Repeat the entire listing exactly.

..........

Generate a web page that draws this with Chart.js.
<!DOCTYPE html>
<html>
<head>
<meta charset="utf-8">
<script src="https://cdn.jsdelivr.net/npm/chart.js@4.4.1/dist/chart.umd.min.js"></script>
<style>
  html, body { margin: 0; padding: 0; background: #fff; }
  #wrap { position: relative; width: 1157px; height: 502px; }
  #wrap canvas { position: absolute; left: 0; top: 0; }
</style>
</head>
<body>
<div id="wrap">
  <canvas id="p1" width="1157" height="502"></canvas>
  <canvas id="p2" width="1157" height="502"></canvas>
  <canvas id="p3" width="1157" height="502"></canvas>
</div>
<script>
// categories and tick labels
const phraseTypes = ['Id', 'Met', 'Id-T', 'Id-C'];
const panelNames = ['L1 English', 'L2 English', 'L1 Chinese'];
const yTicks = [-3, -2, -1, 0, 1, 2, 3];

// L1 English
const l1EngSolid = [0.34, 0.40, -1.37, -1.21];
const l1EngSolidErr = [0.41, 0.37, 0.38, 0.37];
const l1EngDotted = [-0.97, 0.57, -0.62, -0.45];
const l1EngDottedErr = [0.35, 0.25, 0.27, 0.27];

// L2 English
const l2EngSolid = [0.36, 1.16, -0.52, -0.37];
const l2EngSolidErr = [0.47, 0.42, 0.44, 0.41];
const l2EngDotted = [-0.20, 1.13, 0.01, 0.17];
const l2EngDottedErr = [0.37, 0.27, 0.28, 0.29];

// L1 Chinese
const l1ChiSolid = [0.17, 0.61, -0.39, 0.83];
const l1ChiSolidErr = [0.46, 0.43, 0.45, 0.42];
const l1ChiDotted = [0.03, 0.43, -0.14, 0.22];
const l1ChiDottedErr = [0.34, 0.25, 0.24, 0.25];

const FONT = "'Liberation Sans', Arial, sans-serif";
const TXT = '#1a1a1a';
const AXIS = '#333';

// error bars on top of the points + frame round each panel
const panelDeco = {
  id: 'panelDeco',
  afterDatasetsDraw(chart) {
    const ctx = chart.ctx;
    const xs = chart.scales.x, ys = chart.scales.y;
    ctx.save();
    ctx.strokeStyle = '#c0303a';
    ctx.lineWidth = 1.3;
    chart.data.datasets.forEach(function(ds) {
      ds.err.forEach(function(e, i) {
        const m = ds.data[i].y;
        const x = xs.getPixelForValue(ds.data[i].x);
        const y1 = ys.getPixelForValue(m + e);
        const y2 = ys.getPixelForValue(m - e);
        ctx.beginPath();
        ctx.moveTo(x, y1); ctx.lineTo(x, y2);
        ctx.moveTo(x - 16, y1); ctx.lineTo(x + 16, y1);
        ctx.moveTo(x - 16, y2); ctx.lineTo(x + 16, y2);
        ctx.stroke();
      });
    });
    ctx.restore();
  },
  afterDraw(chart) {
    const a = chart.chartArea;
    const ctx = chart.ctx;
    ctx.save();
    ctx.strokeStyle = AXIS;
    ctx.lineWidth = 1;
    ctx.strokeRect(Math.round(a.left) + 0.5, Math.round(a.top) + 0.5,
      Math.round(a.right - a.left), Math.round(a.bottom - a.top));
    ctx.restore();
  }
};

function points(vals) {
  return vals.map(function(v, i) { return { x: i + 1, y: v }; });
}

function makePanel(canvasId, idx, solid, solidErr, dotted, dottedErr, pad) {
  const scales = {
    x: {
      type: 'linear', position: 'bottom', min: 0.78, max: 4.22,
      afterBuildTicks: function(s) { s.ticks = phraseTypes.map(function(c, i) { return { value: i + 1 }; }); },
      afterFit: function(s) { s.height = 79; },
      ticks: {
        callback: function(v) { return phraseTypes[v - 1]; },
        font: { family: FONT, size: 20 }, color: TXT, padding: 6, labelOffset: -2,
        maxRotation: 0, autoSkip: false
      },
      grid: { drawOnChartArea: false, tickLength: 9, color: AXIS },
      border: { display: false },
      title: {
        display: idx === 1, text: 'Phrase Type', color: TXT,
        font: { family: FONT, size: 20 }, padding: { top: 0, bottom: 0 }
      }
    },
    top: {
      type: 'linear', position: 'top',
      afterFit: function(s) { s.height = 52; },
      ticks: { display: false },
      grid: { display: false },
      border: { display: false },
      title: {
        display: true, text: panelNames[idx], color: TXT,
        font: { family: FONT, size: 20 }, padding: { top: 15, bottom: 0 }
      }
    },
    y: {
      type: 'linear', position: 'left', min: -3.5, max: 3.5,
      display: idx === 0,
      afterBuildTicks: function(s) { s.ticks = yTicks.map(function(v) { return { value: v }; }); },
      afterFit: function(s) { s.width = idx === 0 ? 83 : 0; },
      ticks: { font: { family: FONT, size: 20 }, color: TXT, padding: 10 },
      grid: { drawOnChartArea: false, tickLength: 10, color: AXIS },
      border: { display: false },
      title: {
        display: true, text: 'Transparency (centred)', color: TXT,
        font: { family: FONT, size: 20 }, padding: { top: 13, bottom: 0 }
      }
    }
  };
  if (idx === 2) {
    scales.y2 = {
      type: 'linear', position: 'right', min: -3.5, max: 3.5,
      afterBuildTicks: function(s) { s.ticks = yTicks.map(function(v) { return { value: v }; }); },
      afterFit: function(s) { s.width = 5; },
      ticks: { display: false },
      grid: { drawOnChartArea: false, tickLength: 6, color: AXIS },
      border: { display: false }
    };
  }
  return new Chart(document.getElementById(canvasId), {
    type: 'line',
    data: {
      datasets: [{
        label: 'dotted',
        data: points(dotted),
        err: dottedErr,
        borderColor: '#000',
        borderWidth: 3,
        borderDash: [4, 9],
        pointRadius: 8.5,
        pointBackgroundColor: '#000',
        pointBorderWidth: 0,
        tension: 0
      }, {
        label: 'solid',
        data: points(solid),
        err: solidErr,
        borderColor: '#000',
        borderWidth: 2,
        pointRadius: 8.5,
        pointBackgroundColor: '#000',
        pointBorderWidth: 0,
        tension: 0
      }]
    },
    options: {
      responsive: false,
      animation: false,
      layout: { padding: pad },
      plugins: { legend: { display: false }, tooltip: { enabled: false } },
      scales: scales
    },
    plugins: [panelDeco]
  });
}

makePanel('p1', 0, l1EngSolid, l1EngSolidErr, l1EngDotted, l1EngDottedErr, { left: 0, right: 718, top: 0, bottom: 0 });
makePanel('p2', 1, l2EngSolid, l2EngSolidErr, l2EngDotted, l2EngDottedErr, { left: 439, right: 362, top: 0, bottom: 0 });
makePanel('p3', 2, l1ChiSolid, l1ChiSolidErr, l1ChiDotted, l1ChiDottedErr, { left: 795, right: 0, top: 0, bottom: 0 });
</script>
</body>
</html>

..........

CORRECT ANSWER:
Generate a web page that draws this with Chart.js.
<!DOCTYPE html>
<html>
<head>
<meta charset="utf-8">
<script src="https://cdn.jsdelivr.net/npm/chart.js@4.4.1/dist/chart.umd.min.js"></script>
<style>
  html, body { margin: 0; padding: 0; background: #fff; }
  #wrap { position: relative; width: 1157px; height: 502px; }
  #wrap canvas { position: absolute; left: 0; top: 0; }
</style>
</head>
<body>
<div id="wrap">
  <canvas id="p1" width="1157" height="502"></canvas>
  <canvas id="p2" width="1157" height="502"></canvas>
  <canvas id="p3" width="1157" height="502"></canvas>
</div>
<script>
// categories and tick labels
const phraseTypes = ['Id', 'Met', 'Id-T', 'Id-C'];
const panelNames = ['L1 English', 'L2 English', 'L1 Chinese'];
const yTicks = [-3, -2, -1, 0, 1, 2, 3];

// L1 English
const l1EngSolid = [0.34, 0.40, -1.37, -1.21];
const l1EngSolidErr = [0.41, 0.37, 0.38, 0.37];
const l1EngDotted = [-0.97, 0.57, -0.62, -0.45];
const l1EngDottedErr = [0.35, 0.25, 0.27, 0.27];

// L2 English
const l2EngSolid = [0.36, 1.16, -0.52, -0.37];
const l2EngSolidErr = [0.47, 0.42, 0.44, 0.41];
const l2EngDotted = [-0.20, 1.13, 0.01, 0.17];
const l2EngDottedErr = [0.37, 0.27, 0.28, 0.29];

// L1 Chinese
const l1ChiSolid = [0.17, 0.61, -0.39, 0.83];
const l1ChiSolidErr = [0.46, 0.43, 0.45, 0.42];
const l1ChiDotted = [0.03, 0.43, -0.14, 0.22];
const l1ChiDottedErr = [0.34, 0.25, 0.24, 0.25];

const FONT = "'Liberation Sans', Arial, sans-serif";
const TXT = '#1a1a1a';
const AXIS = '#333';

// error bars on top of the points + frame round each panel
const panelDeco = {
  id: 'panelDeco',
  afterDatasetsDraw(chart) {
    const ctx = chart.ctx;
    const xs = chart.scales.x, ys = chart.scales.y;
    ctx.save();
    ctx.strokeStyle = '#c0303a';
    ctx.lineWidth = 1.3;
    chart.data.datasets.forEach(function(ds) {
      ds.err.forEach(function(e, i) {
        const m = ds.data[i].y;
        const x = xs.getPixelForValue(ds.data[i].x);
        const y1 = ys.getPixelForValue(m + e);
        const y2 = ys.getPixelForValue(m - e);
        ctx.beginPath();
        ctx.moveTo(x, y1); ctx.lineTo(x, y2);
        ctx.moveTo(x - 16, y1); ctx.lineTo(x + 16, y1);
        ctx.moveTo(x - 16, y2); ctx.lineTo(x + 16, y2);
        ctx.stroke();
      });
    });
    ctx.restore();
  },
  afterDraw(chart) {
    const a = chart.chartArea;
    const ctx = chart.ctx;
    ctx.save();
    ctx.strokeStyle = AXIS;
    ctx.lineWidth = 1;
    ctx.strokeRect(Math.round(a.left) + 0.5, Math.round(a.top) + 0.5,
      Math.round(a.right - a.left), Math.round(a.bottom - a.top));
    ctx.restore();
  }
};

function points(vals) {
  return vals.map(function(v, i) { return { x: i + 1, y: v }; });
}

function makePanel(canvasId, idx, solid, solidErr, dotted, dottedErr, pad) {
  const scales = {
    x: {
      type: 'linear', position: 'bottom', min: 0.78, max: 4.22,
      afterBuildTicks: function(s) { s.ticks = phraseTypes.map(function(c, i) { return { value: i + 1 }; }); },
      afterFit: function(s) { s.height = 79; },
      ticks: {
        callback: function(v) { return phraseTypes[v - 1]; },
        font: { family: FONT, size: 20 }, color: TXT, padding: 6, labelOffset: -2,
        maxRotation: 0, autoSkip: false
      },
      grid: { drawOnChartArea: false, tickLength: 9, color: AXIS },
      border: { display: false },
      title: {
        display: idx === 1, text: 'Phrase Type', color: TXT,
        font: { family: FONT, size: 20 }, padding: { top: 0, bottom: 0 }
      }
    },
    top: {
      type: 'linear', position: 'top',
      afterFit: function(s) { s.height = 52; },
      ticks: { display: false },
      grid: { display: false },
      border: { display: false },
      title: {
        display: true, text: panelNames[idx], color: TXT,
        font: { family: FONT, size: 20 }, padding: { top: 15, bottom: 0 }
      }
    },
    y: {
      type: 'linear', position: 'left', min: -3.5, max: 3.5,
      display: idx === 0,
      afterBuildTicks: function(s) { s.ticks = yTicks.map(function(v) { return { value: v }; }); },
      afterFit: function(s) { s.width = idx === 0 ? 83 : 0; },
      ticks: { font: { family: FONT, size: 20 }, color: TXT, padding: 10 },
      grid: { drawOnChartArea: false, tickLength: 10, color: AXIS },
      border: { display: false },
      title: {
        display: true, text: 'Transparency (centred)', color: TXT,
        font: { family: FONT, size: 20 }, padding: { top: 13, bottom: 0 }
      }
    }
  };
  if (idx === 2) {
    scales.y2 = {
      type: 'linear', position: 'right', min: -3.5, max: 3.5,
      afterBuildTicks: function(s) { s.ticks = yTicks.map(function(v) { return { value: v }; }); },
      afterFit: function(s) { s.width = 5; },
      ticks: { display: false },
      grid: { drawOnChartArea: false, tickLength: 6, color: AXIS },
      border: { display: false }
    };
  }
  return new Chart(document.getElementById(canvasId), {
    type: 'line',
    data: {
      datasets: [{
        label: 'dotted',
        data: points(dotted),
        err: dottedErr,
        borderColor: '#000',
        borderWidth: 3,
        borderDash: [4, 9],
        pointRadius: 8.5,
        pointBackgroundColor: '#000',
        pointBorderWidth: 0,
        tension: 0
      }, {
        label: 'solid',
        data: points(solid),
        err: solidErr,
        borderColor: '#000',
        borderWidth: 2,
        pointRadius: 8.5,
        pointBackgroundColor: '#000',
        pointBorderWidth: 0,
        tension: 0
      }]
    },
    options: {
      responsive: false,
      animation: false,
      layout: { padding: pad },
      plugins: { legend: { display: false }, tooltip: { enabled: false } },
      scales: scales
    },
    plugins: [panelDeco]
  });
}

makePanel('p1', 0, l1EngSolid, l1EngSolidErr, l1EngDotted, l1EngDottedErr, { left: 0, right: 718, top: 0, bottom: 0 });
makePanel('p2', 1, l2EngSolid, l2EngSolidErr, l2EngDotted, l2EngDottedErr, { left: 439, right: 362, top: 0, bottom: 0 });
makePanel('p3', 2, l1ChiSolid, l1ChiSolidErr, l1ChiDotted, l1ChiDottedErr, { left: 795, right: 0, top: 0, bottom: 0 });
</script>
</body>
</html>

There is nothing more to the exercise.